The Trump administration, which made promises to rein in Washington’s unnecessary wars, has not only expanded the US’ covert and lethal drone program, but has taken the covering up of its civilian death toll to a whole new level.
Axar.az reports citing RT news.
Like most of the battlefields opened more widely under the Obama administration, Donald Trump ramped up airstrikes against the infamous Al-Shabaab terrorist group in Somalia approximately two years ago. And, like most drone wars expanded under Obama and dramatically widened under Trump, the details of this covert assault are continuously swept under the rug, particularly when it comes to civilian casualties.
The Pentagon has openly said that its airstrikes in Somalia have killed zero civilians.
The US military truly is an amazing, benevolent force for good in the world, isn’t it? It managed to ramp up its airstrikes in Somalia after the US president signed an executive order in March 2017 declaring southern Somalia an “area of active hostilities.” It conducted more airstrikes in Somalia than in Libya and Yemen combined. Just in the first few months of 2019 alone, it has already carried out 24 strikes on Somali territory, compared to only 14 in the whole of 2016, prior to Trump taking office. In 2018, US airstrikes killed 326 people. And yet, not a single civilian has died or been injured. Remarkable.
One such strike on the hamlet of Farah Waeys in Somalia allegedly killed members “or affiliates of Al-Shabaab,” according to AFRICOM. Those affiliates, however, were actually two civilian men, as well as five women and children who were injured. Another strike killed three local farmers in the early hours of a morning in November 2017, who were resting after working all night digging canals. AFRICOM even admitted it carried an airstrike in the region on that same morning.
If we thought that it was hard to monitor US-led covert wars in the Middle East and Africa before, it seems to have gotten even worse under Trump. Just recently, Trump allowed the CIA to keep secret how many civilians are killed in its airstrikes outside of war zones. As it transpires, a law passed by Congress making it compulsory for the Pentagon to publicly report civilians killed in its operations applies to the Pentagon only, and not the CIA drone program.
As far back as 2015, four former US Air Force servicemen wrote an open letter to Barack Obama warning about the effects of drone warfare, calling it a “recruitment tool” for groups like ISIS. They advanced the crazy notion that the killing of innocent civilians has acted as one of the most “devastating driving forces for terrorism and destabilization around the world.”
At a press briefing in New York, the servicemen also revealed that drone operators would refer to children as “fun-size terrorists,” and justify their killing with the phrase that they were “cutting the grass before it grows too long.” Some drone operators even flew their missions while impaired by drug and alcohol abuse.
“We kill four and create 10 [militants],” one serviceman said.

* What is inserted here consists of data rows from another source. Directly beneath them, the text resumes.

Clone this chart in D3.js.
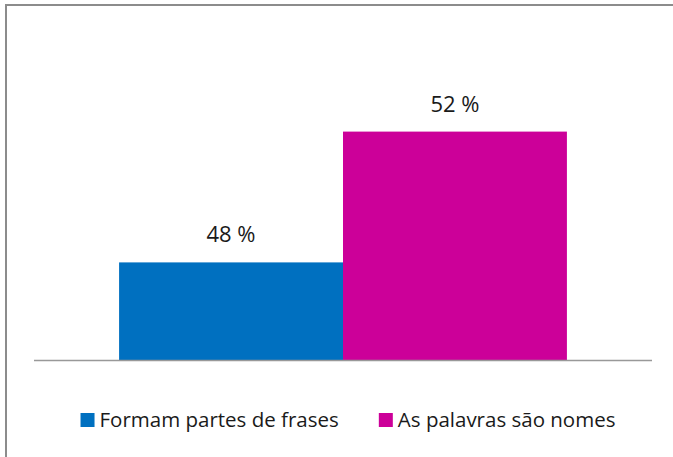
<!DOCTYPE html>
<html>
<head>
<meta charset="utf-8">
<script src="https://cdn.jsdelivr.net/npm/d3@7"></script>
<style>
  html, body { margin: 0; padding: 0; background: #fff; }
  svg { display: block; font-family: "Open Sans", sans-serif; }
</style>
</head>
<body>
<div id="chart"></div>
<script>
// dados do gráfico
var categories = [''];
var seriesNames = ['Formam partes de frases', 'As palavras são nomes'];
var seriesValues = [48, 52];
var yDomain = [45, 55];

var colors = ['#0070C0', '#CC0099'];

var width = 673, height = 457;
var plot = { left: 34, right: 652, top: 33.5, bottom: 360.5 };

var svg = d3.select('#chart').append('svg')
    .attr('width', width)
    .attr('height', height);

svg.append('rect').attr('width', width).attr('height', height).attr('fill', '#fff');

// moldura (só topo e esquerda visíveis)
svg.append('path')
    .attr('d', 'M 6 ' + height + ' L 6 5 L ' + width + ' 5')
    .attr('fill', 'none')
    .attr('stroke', '#8c8c8c')
    .attr('stroke-width', 2);

var x0 = d3.scaleBand()
    .domain(categories)
    .range([plot.left, plot.right])
    .paddingInner(0)
    .paddingOuter(0.19);

var x1 = d3.scaleBand()
    .domain(seriesNames)
    .range([0, x0.bandwidth()]);

var y = d3.scaleLinear()
    .domain(yDomain)
    .range([plot.bottom, plot.top]);

var g = svg.append('g');

seriesNames.forEach(function (name, i) {
    var bx = x0(categories[0]) + x1(name);
    g.append('rect')
        .attr('x', bx)
        .attr('y', y(seriesValues[i]))
        .attr('width', x1.bandwidth())
        .attr('height', y(yDomain[0]) - y(seriesValues[i]))
        .attr('fill', colors[i]);

    g.append('text')
        .attr('x', bx + x1.bandwidth() / 2)
        .attr('y', y(seriesValues[i]) - 20)
        .attr('text-anchor', 'middle')
        .attr('font-size', 22)
        .attr('fill', '#1a1a1a')
        .text(seriesValues[i] + ' %');
});

// eixo x (linha base)
svg.append('line')
    .attr('x1', plot.left)
    .attr('x2', plot.right)
    .attr('y1', y(yDomain[0]))
    .attr('y2', y(yDomain[0]))
    .attr('stroke', '#999')
    .attr('stroke-width', 1.5);

// legenda
var legend = svg.append('g');
var lx = 0;
seriesNames.forEach(function (name, i) {
    var item = legend.append('g').attr('transform', 'translate(' + lx + ',0)');
    item.append('rect')
        .attr('x', 0)
        .attr('y', -14)
        .attr('width', 14)
        .attr('height', 14)
        .attr('fill', colors[i]);
    var t = item.append('text')
        .attr('x', 19)
        .attr('y', 0)
        .attr('font-size', 20.5)
        .attr('fill', '#1a1a1a')
        .text(name);
    lx += 19 + t.node().getComputedTextLength() + 40;
});
var lb = legend.node().getBBox();
legend.attr('transform', 'translate(' + (348 - lb.width / 2) + ',427)');
</script>
</body>
</html>
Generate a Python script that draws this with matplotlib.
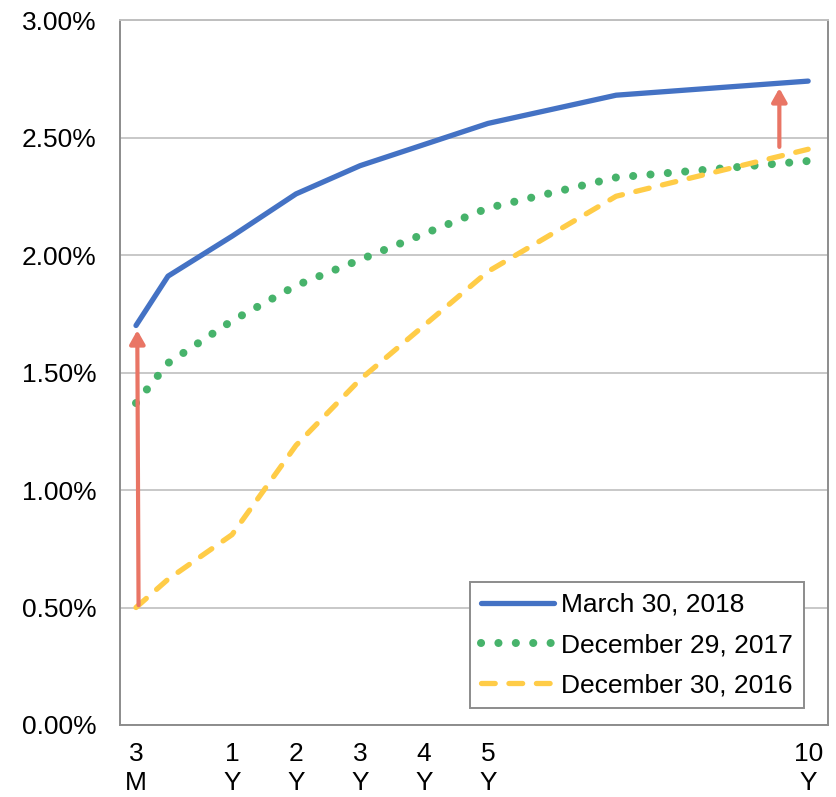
import matplotlib
matplotlib.use("Agg")
import matplotlib.pyplot as plt

# maturities placed on the axis (3M and 6M squeezed in before 1Y)
maturities = ["3M", "6M", "1Y", "2Y", "3Y", "5Y", "7Y", "10Y"]
x_pos = [-0.5, 0, 1, 2, 3, 5, 7, 10]

mar_2018 = [1.70, 1.91, 2.08, 2.26, 2.38, 2.56, 2.68, 2.74]
dec_2017 = [1.37, 1.54, 1.72, 1.87, 1.98, 2.20, 2.33, 2.40]
dec_2016 = [0.50, 0.62, 0.81, 1.19, 1.47, 1.93, 2.25, 2.45]

tick_pos = [-0.5, 1, 2, 3, 4, 5, 10]
tick_labels = ["3\nM", "1\nY", "2\nY", "3\nY", "4\nY", "5\nY", "10\nY"]
y_ticks = [0, 0.5, 1.0, 1.5, 2.0, 2.5, 3.0]

plt.rcParams['font.family'] = ['Liberation Sans', 'DejaVu Sans']

fig = plt.figure(figsize=(8.36, 7.97), dpi=100)
ax = fig.add_axes([120/836, 1-725/797, 708/836, 705/797])

ax.plot(x_pos, mar_2018, color='#4472C4', lw=3.8, solid_capstyle='round',
        label='March 30, 2018', zorder=3)
ax.plot(x_pos, dec_2017, color='#47B36B', lw=5.8, linestyle=(0, (0.01, 2.15)),
        dash_capstyle='round', label='December 29, 2017', zorder=3)
ax.plot(x_pos, dec_2016, color='#FFCC47', lw=3.8, linestyle=(0, (2.6, 2.6)),
        dash_capstyle='round', label='December 30, 2016', zorder=3)

# arrows showing the move
arrow_kw = dict(arrowstyle='-|>,head_length=0.8,head_width=0.45', color='#E97565',
                lw=3, shrinkA=0, shrinkB=0)
ax.annotate('', xy=(-0.48, 1.68), xytext=(-0.46, 0.51), arrowprops=arrow_kw, zorder=4)
ax.annotate('', xy=(9.55, 2.71), xytext=(9.55, 2.46), arrowprops=arrow_kw, zorder=4)

ax.set_xlim(-0.75, 10.31)
ax.set_ylim(0, 3.0)
ax.set_yticks(y_ticks)
ax.set_yticklabels([f"{v:.2f}%" for v in y_ticks], fontsize=19)
ax.set_xticks(tick_pos)
ax.set_xticklabels(tick_labels, fontsize=19, family=['Liberation Sans Narrow', 'Liberation Sans'],
                   linespacing=1.28)
ax.tick_params(axis='both', length=0)
ax.tick_params(axis='y', pad=17)
ax.tick_params(axis='x', pad=12)

ax.grid(axis='y', color='#BFBFBF', lw=1.2)
ax.set_axisbelow(True)
for s in ax.spines.values():
    s.set_color('#8C8C8C')
    s.set_linewidth(1.4)
ax.spines['top'].set_color('#BFBFBF')

leg = ax.legend(loc='lower right', bbox_to_anchor=(0.966, 0.024), fontsize=19,
                fancybox=False, edgecolor='#8C8C8C', framealpha=1,
                handlelength=2.75, handletextpad=0.3, borderpad=0.4,
                labelspacing=0.62, borderaxespad=0)
leg.get_frame().set_linewidth(1.4)

fig.savefig('out.png', dpi=100)
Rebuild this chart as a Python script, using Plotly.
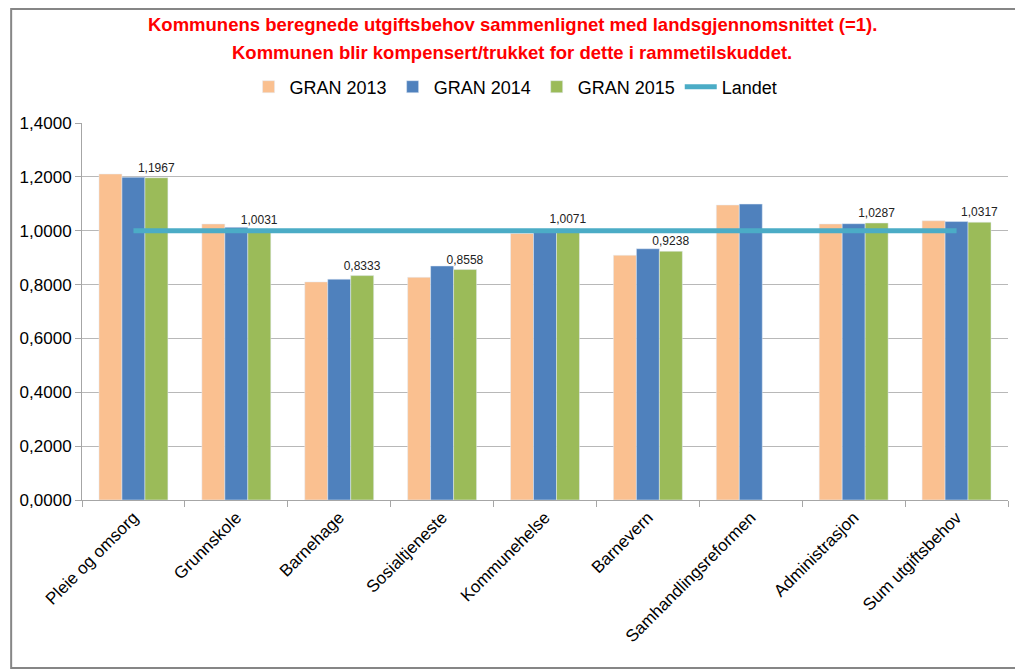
import plotly.graph_objects as go

categories = ["Pleie og omsorg", "Grunnskole", "Barnehage", "Sosialtjeneste", "Kommunehelse",
              "Barnevern", "Samhandlingsreformen", "Administrasjon", "Sum utgiftsbehov"]
gran_2013 = [1.2106, 1.0250, 0.8100, 0.8270, 0.9900, 0.9090, 1.0955, 1.0250, 1.0370]
gran_2014 = [1.1990, 1.0126, 0.8200, 0.8690, 1.0000, 0.9330, 1.0990, 1.0260, 1.0340]
gran_2015 = [1.1967, 1.0031, 0.8333, 0.8558, 1.0071, 0.9238, None, 1.0287, 1.0317]
landet = [1, 1, 1, 1, 1, 1, 1, 1, 1]
y_ticks = [0, 0.2, 0.4, 0.6, 0.8, 1.0, 1.2, 1.4]
title_lines = ["Kommunens beregnede utgiftsbehov sammenlignet med landsgjennomsnittet (=1).",
               "Kommunen blir kompensert/trukket for dette i rammetilskuddet."]

font = "Liberation Sans, Arial, sans-serif"

fig = go.Figure()
fig.add_trace(go.Bar(name="GRAN 2013", x=categories, y=gran_2013, marker_color="#FAC090"))
fig.add_trace(go.Bar(name="GRAN 2014", x=categories, y=gran_2014, marker_color="#4F81BD"))
fig.add_trace(go.Bar(name="GRAN 2015", x=categories, y=gran_2015, marker_color="#9BBB59",
                     texttemplate="%{y:.4f}", textposition="outside", cliponaxis=False,
                     constraintext="none",
                     textfont=dict(size=12, color="#222222")))
fig.add_trace(go.Scatter(name="Landet", x=categories, y=landet, mode="lines",
                         line=dict(color="#4BACC6", width=5)))

# page body has an 8px margin, so the figure is offset by 8px
L, R, T, B = 72, 15, 115, 169
W, H = 1015, 661
pw, ph = W - L - R, H - T - B
OFF = 8

def px_to_paper_x(px):
    return (px - OFF - L) / pw

def px_to_paper_y(py):
    return 1 + (T - (py - OFF)) / ph

annotations = []
for line, py in zip(title_lines, [25, 52]):
    annotations.append(dict(text=line, xref="paper", yref="paper",
                            x=px_to_paper_x(511), y=px_to_paper_y(py),
                            xanchor="center", yanchor="middle", showarrow=False,
                            font=dict(family=font, size=18.5, color="#FF0000", weight="bold")))

fig.update_layout(
    width=W, height=H,
    margin=dict(l=L, r=R, t=T, b=B),
    paper_bgcolor="white", plot_bgcolor="white",
    separators=", ",
    barmode="group", bargap=0.33, bargroupgap=0,
    font=dict(family=font, size=17, color="#000000"),
    annotations=annotations,
    legend=dict(orientation="h", x=px_to_paper_x(514), xanchor="center",
                y=px_to_paper_y(87), yanchor="middle",
                font=dict(size=18), itemwidth=32, traceorder="normal"),
    xaxis=dict(tickangle=-45, showline=True, linecolor="#A6A6A6", ticks="outside",
               tickson="boundaries", ticklen=6, tickcolor="#A6A6A6",
               tickfont=dict(size=17)),
    yaxis=dict(range=[0, 1.4], tickvals=y_ticks, tickformat=".4f", showgrid=True,
               gridcolor="#B8B8B8", showline=True, linecolor="#A6A6A6", ticks="outside",
               ticklen=6, tickcolor="#A6A6A6", tickfont=dict(size=17), zeroline=False),
    shapes=[dict(type="rect", xref="paper", yref="paper",
                 x0=-(L - 1) / pw, x1=1 + (R - 1) / pw,
                 y0=-(B - 1) / ph, y1=1 + (T - 1) / ph,
                 line=dict(color="#868686", width=2))],
)

fig.write_html("out.html")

Despite all this, you can always count on the corporate media to somehow put a rotation on the whole issue that amazingly shifts the blame to other parties. Take, for example, this gem, again, from the New York Times:
“A lack of transparency and accountability for civilian deaths helps enemies spin false narratives, makes it harder for allies to defend American actions and sets a bad example for other countries that are rapidly adding drones to their arsenals.”
“The Trump era has made clear just how vulnerable policy limits are and how dangerous it is when a president claims legal authority to kill in secret. In 2017, Trump lifted a key policy constraint limiting lethal strikes to ‘high-level militants’ who pose ‘a continuing and imminent threat to Americans.’ He also reportedly declared that parts of Yemen and Somalia were exempt from the meager remaining limits. The result? The United States is killing more low-level suspects, regardless of whether the government has reason to believe they pose a threat to the United States.”
The US is not even at war with Somalia, yet somehow there are at least 500 US troops stationed there, with a further 6,500 spread out over the African continent. The US has even hired private contractors to supply proxy forces in the country. Even the Guardian reported at the end of last year that the ramping up of US airstrikes were not really changing the situation on the ground in Somalia, as the terrorist group continued to strengthen its grip on the country.
As one farmer from the Darusalaam village, Somalia told Amnesty: “We did not expect the world to be silent.”